今回と次回は、ワークショップに参加した2名の農工大生からの活動報告になります。
まず、東京農工大学大学院連合農学研究科生物生産科学専攻 博士後期課程2年
千装(ちぎら)公樹さんの報告です。
<活動報告>
本プロジェクトは炭素循環型社会の実現を目標に掲げています。
今回の福島ワークショップでは、持続可能な炭素源としてのバイオマスを、
エネルギーや材料として活用していく方法がテーマでした。
初日にまず訪れた浪江町の福島水素エネルギー研究フィールドは、
広大な土地に一面広がる太陽光パネルとその中央に聳え立つ水素タンクが圧巻の風景でした。
一目見ただけで感嘆の拍手を贈ってしまいそうでしたが、本ワークショップの参加者は
本質を見据えていました。早速、エネルギーの利用効率について質問が飛びます。
すると水素燃料の生産の過程では気体の圧縮のために多くのエネルギーを費やし、
効率的でない一面があるということが明らかになりました。バイオマスの利用も
それ自体が目的になってはなりません。いくらバイオマス由来の素材を開発したとしても、
その過程で消費するエネルギーが考慮されなければ単なるイメージ戦略に終わってしまうでしょう。

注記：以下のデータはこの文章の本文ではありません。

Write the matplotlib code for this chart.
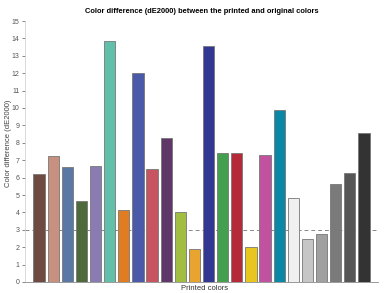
import matplotlib
matplotlib.use("Agg")
import matplotlib.pyplot as plt

values = [6.2, 7.25, 6.6, 4.65, 6.65, 13.85, 4.15, 12.0, 6.5, 8.25, 4.0, 1.9,
          13.55, 7.42, 7.42, 2.03, 7.32, 9.88, 4.85, 2.5, 2.78, 5.63, 6.25, 8.55]
colors = ["#6e4a40", "#c8907e", "#5a78a6", "#4e6a3c", "#8a7cb2", "#62c0aa",
          "#e07c22", "#4a5aa8", "#c85462", "#5e3668", "#a2be42", "#e8a42e",
          "#323892", "#44a04e", "#b42a38", "#e8c61e", "#c052a0", "#0a88a6",
          "#f0f0f0", "#c6c6c6", "#a0a0a0", "#7a7a7a", "#565656", "#333333"]
yticks = list(range(0, 16))
threshold = 3
title = "Color difference (dE2000) between the printed and original colors"
xlabel = "Printed colors"
ylabel = "Color difference (dE2000)"

plt.rcParams['font.family'] = ['Liberation Sans', 'DejaVu Sans']
fig = plt.figure(figsize=(3.9, 2.93), dpi=100)
ax = fig.add_axes([25/390, 1-282/293, (378-25)/390, (282-21)/293])
x = list(range(1, len(values)+1))
ax.axhline(threshold, color="#888888", lw=0.7, ls=(0, (4, 3)), zorder=1)
ax.bar(x, values, width=0.8, color=colors, edgecolor="#777777", linewidth=0.6, zorder=2)
ax.set_xlim(0, 25)
ax.set_ylim(0, 15)
ax.set_yticks(yticks)
ax.set_xticks([])
ax.tick_params(axis='y', labelsize=5, colors="#555555", length=2, width=0.5, pad=2)
ax.set_title(title, fontsize=5.4, fontweight='bold', pad=6)
ax.set_xlabel(xlabel, fontsize=5.5, color="#333333")
ax.set_ylabel(ylabel, fontsize=5.5, color="#444444")
ax.yaxis.set_label_coords(-0.037, 0.53)
ax.xaxis.set_label_coords(0.51, -0.01)
ax.xaxis.label.set_verticalalignment('top')
for s in ['top', 'right']:
    ax.spines[s].set_visible(False)
ax.spines['left'].set_color("#cccccc")
ax.spines['left'].set_linewidth(0.5)
ax.spines['bottom'].set_color("#999999")
ax.spines['bottom'].set_linewidth(0.7)
fig.savefig("out.png", dpi=100)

ある参加者は、「ある素材やエネルギーを使用した場合、既存の素材やエネルギーと比較して
どの程度環境負荷を軽減できるのか具体的な数値で示すべきだ」と述べていました。
2日目のワークショップでは、ライスレジンを製造する株式会社バイオマスレジンホールディングスの
中谷内副社長の講演がありました。私は、やはりこれも加工に大きなエネルギーを費やすものなのでは
ないか、とはじめは疑って聴きましたが、こちらは全くの誤解でありました。
「炊いた米をプラスチックに混ぜるイメージ」だといいます。さらに米に限らず、
様々な植物由来原料でも同様の加工が可能であるということで、
応用も広く可能な技術であるようです。材料としてバイオマスを利用し化石燃料由来の炭素使用を
削減するために、この一例はその重要な第一歩になり得ると思われました。
私はイネの研究に携わっていますが、今回のワークショップ中、先述のライスレジンも含め、
バイオマスとしてのイネに熱い視線が注がれていることを感じました。
今後さらなるエネルギー価格の値上がりと同時に、穀物価格の値上がりも起きるとなると、
耕作放棄地の多い日本の農地の現状も一転し、フル稼働で食用作物とエネルギー・素材用作物が
栽培されるようになることも想定されます。そのとき、エネルギー・素材用作物と食用作物の
生産バランスを保ちながらをどのような作付で土地を有効活用していくのか、
高バイオマスの作物を栽培する中でも地力を安定的に維持するためにどうすればよいか、
といった課題が浮き彫りとなることでしょう。バイオマスのエネルギー・材料への
変換技術もさることながら、そのような農学的研究も同時に極めて重要であると考えられます。